Performance analysis of random forest and support vector machine models in predicting pore pressure from well-log data
Palavras-chave:
pore pressure prediction, machine learning, random forest, SVMResumo
Pore pressure (PP) prediction is critical for well drilling operations and oil reservoir characterization
and management. Recent advances in the development of Machine Learning (ML) models have led to a growing
application of these methods for pore pressure prediction using well log records. In this work, we have evaluated
the performance of two ML models for the task of PP prediction, one based on Random forest (RF) and another
based on Support vector machine (SVM).

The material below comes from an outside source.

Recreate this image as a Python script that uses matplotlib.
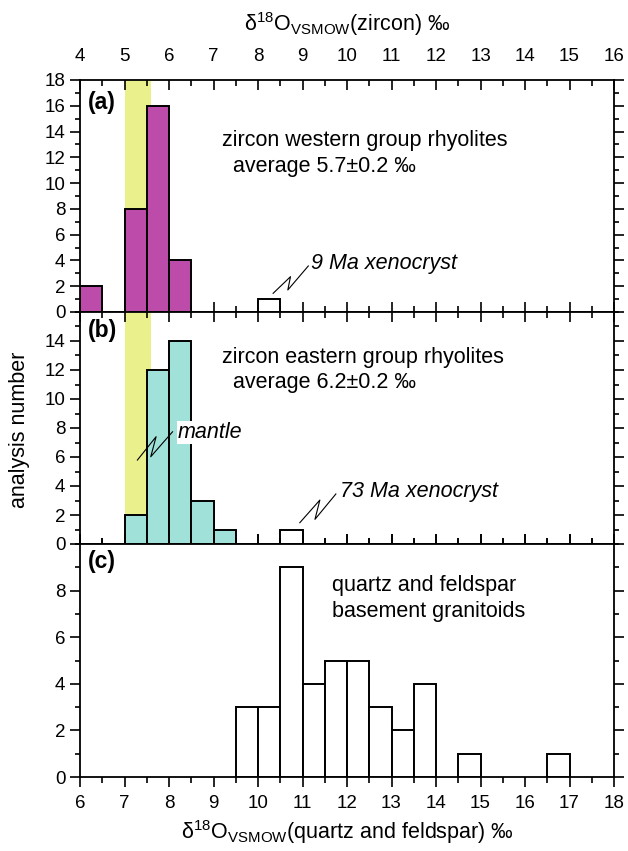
import matplotlib
matplotlib.use("Agg")
import matplotlib.pyplot as plt
from matplotlib.ticker import MultipleLocator

plt.rcParams['font.family'] = ['Liberation Sans', 'DejaVu Sans']
plt.rcParams['mathtext.fontset'] = 'custom'
plt.rcParams['mathtext.rm'] = 'Liberation Sans'
plt.rcParams['mathtext.it'] = 'Liberation Sans:italic'

# panel (a): zircon, western group rhyolites (bin left edges, width 0.5)
west_bins = [4.0, 5.0, 5.5, 6.0]
west_counts = [2, 8, 16, 4]
west_xeno_bin = [8.0]
west_xeno_count = [1]

# panel (b): zircon, eastern group rhyolites
east_bins = [5.0, 5.5, 6.0, 6.5, 7.0]
east_counts = [2, 12, 14, 3, 1]
east_xeno_bin = [8.5]
east_xeno_count = [1]

# panel (c): quartz and feldspar, basement granitoids
qf_bins = [9.5, 10.0, 10.5, 11.0, 11.5, 12.0, 12.5, 13.0, 13.5, 14.5, 16.5]
qf_counts = [3, 3, 9, 4, 5, 5, 3, 2, 4, 1, 1]

mantle_band = (5.0, 5.6)
bin_w = 0.5

fig = plt.figure(figsize=(6.28, 8.51), dpi=100)
L, R = 80 / 628, 614 / 628
tops = [80, 312, 544]
bots = [312, 544, 777]
axes = []
for t, b in zip(tops, bots):
    ax = fig.add_axes([L, 1 - b / 851, R - L, (b - t) / 851])
    axes.append(ax)
ax_a, ax_b, ax_c = axes

TS = 15.5
for ax in axes:
    for s in ax.spines.values():
        s.set_linewidth(1.3)
    ax.tick_params(which='both', labelsize=13.5, width=1.2)
    ax.tick_params(axis='x', which='major', length=7, top=True, bottom=True, direction='in')
    ax.tick_params(axis='x', which='minor', length=4, top=True, bottom=True, direction='in')
    ax.tick_params(axis='y', which='major', length=7, left=True, right=True, direction='out')
    ax.tick_params(axis='y', which='minor', length=3.5, left=True, right=True, direction='out')
    ax.xaxis.set_major_locator(MultipleLocator(1))
    ax.xaxis.set_minor_locator(MultipleLocator(0.5))
    ax.yaxis.set_minor_locator(MultipleLocator(1))

ebar = dict(width=bin_w, align='edge', edgecolor='black', linewidth=1.4, zorder=3)
zz = dict(color='black', lw=0.8, zorder=4)

# (a)
ax_a.axvspan(*mantle_band, color='#EAF08C', zorder=1, lw=0)
ax_a.bar(west_bins, west_counts, color='#BD4BA9', **ebar)
ax_a.bar(west_xeno_bin, west_xeno_count, color='white', **ebar)
ax_a.set_xlim(4, 16)
ax_a.set_ylim(0, 18)
ax_a.yaxis.set_major_locator(MultipleLocator(2))
ax_a.tick_params(axis='x', which='major', labelbottom=False, labeltop=True, pad=11)
ax_a.set_xlabel(r'δ$^{18}$O$_{\mathrm{VSMOW}}$(zircon) ‰', fontsize=TS, labelpad=12)
ax_a.xaxis.set_label_position('top')
ax_a.text(0.015, 0.905, '(a)', transform=ax_a.transAxes, fontsize=16.5, fontweight='bold', va='center')
ax_a.text(0.266, 0.741, 'zircon western group rhyolites', transform=ax_a.transAxes, fontsize=TS, va='center')
ax_a.text(0.287, 0.629, 'average 5.7±0.2 ‰', transform=ax_a.transAxes, fontsize=TS, va='center')
ax_a.plot([8.34, 8.73, 8.67, 9.13], [1.45, 2.74, 1.71, 3.57], **zz)
ax_a.text(9.2, 3.75, '9 Ma xenocryst', fontsize=TS, style='italic', va='center')

# (b)
ax_b.axvspan(*mantle_band, color='#EAF08C', zorder=1, lw=0)
ax_b.bar(east_bins, east_counts, color='#A0E1DA', **ebar)
ax_b.bar(east_xeno_bin, east_xeno_count, color='white', **ebar)
ax_b.set_xlim(4, 16)
ax_b.set_ylim(0, 16)
ax_b.set_yticks(range(0, 15, 2))
ax_b.tick_params(axis='x', labelbottom=False)
ax_b.text(0.015, 0.922, '(b)', transform=ax_b.transAxes, fontsize=16.5, fontweight='bold', va='center')
ax_b.text(0.266, 0.806, 'zircon eastern group rhyolites', transform=ax_b.transAxes, fontsize=TS, va='center')
ax_b.text(0.287, 0.694, 'average 6.2±0.2 ‰', transform=ax_b.transAxes, fontsize=TS, va='center')
ax_b.plot([5.29, 5.71, 5.59, 6.08], [5.79, 7.4, 6.02, 7.74], **zz)
ax_b.text(6.2, 7.68, 'mantle', fontsize=TS, style='italic', va='center', zorder=5,
          bbox=dict(facecolor='white', edgecolor='none', pad=1))
ax_b.plot([8.94, 9.39, 9.28, 9.75], [1.47, 3.03, 1.70, 3.45], **zz)
ax_b.text(9.84, 3.6, '73 Ma xenocryst', fontsize=TS, style='italic', va='center')

# (c)
ax_c.bar(qf_bins, qf_counts, color='white', **ebar)
ax_c.set_xlim(6, 18)
ax_c.set_ylim(0, 10)
ax_c.set_yticks(range(0, 9, 2))
ax_c.tick_params(axis='x', which='both', bottom=True, direction='out')
ax_c.tick_params(axis='x', which='major', pad=6)
ax_c.set_xlabel(r'δ$^{18}$O$_{\mathrm{VSMOW}}$(quartz and feldspar) ‰', fontsize=TS, labelpad=4)
ax_c.text(0.015, 0.923, '(c)', transform=ax_c.transAxes, fontsize=16.5, fontweight='bold', va='center')
ax_c.text(0.471, 0.824, 'quartz and feldspar', transform=ax_c.transAxes, fontsize=TS, va='center')
ax_c.text(0.471, 0.709, 'basement granitoids', transform=ax_c.transAxes, fontsize=TS, va='center')

fig.text(20 / 628, 1 - 430 / 851, 'analysis number', rotation=90, fontsize=TS, va='center', ha='center')

fig.savefig('out.png', dpi=100)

The study used geophysical logs (Gamma-ray, Sonic, and Density) of
stratigraphic wells drilled in the offshore Sergipe Basin, NE Brazil, to predict the PP in the regional sedimentary
column of the basin. The values obtained by the ML models were compared with values of PP obtained by
classic approaches used in the industry to establish the actual accuracy of the methods tested. We divided the
data used in the study in training and testing into the proportion of 70% and 30%, respectively. We also used the
metrics Mean square error – MSE and R-squared to evaluate the performance. The MSE of the SVM model was
about one order of magnitude greater than that obtained by the RF in the training data. The validation data
showed a similar result. This behavior appeared for different training data sizes, which shows the invariability of
the relative performance of the models related to the amount of data used. Another aspect observed was the
scalability of the models. The results show that the RF model presents a linear behavior concerning the model
fitting time as a function of the amount of data, while the SVM model has an exponential behavior. Finally, in
the test data, the RF model presented better results in all evaluated metrics, with an MSE of about 90%, which
was lower than that obtained by the SVM model. By comparing the values predicted by the models and the
actual values, the RF model has an r-squared of 0.99, while the SVM model has an r-squared of 0.96. Thus, the
performance of the RF model was superior to that of the SVM in all treated aspects.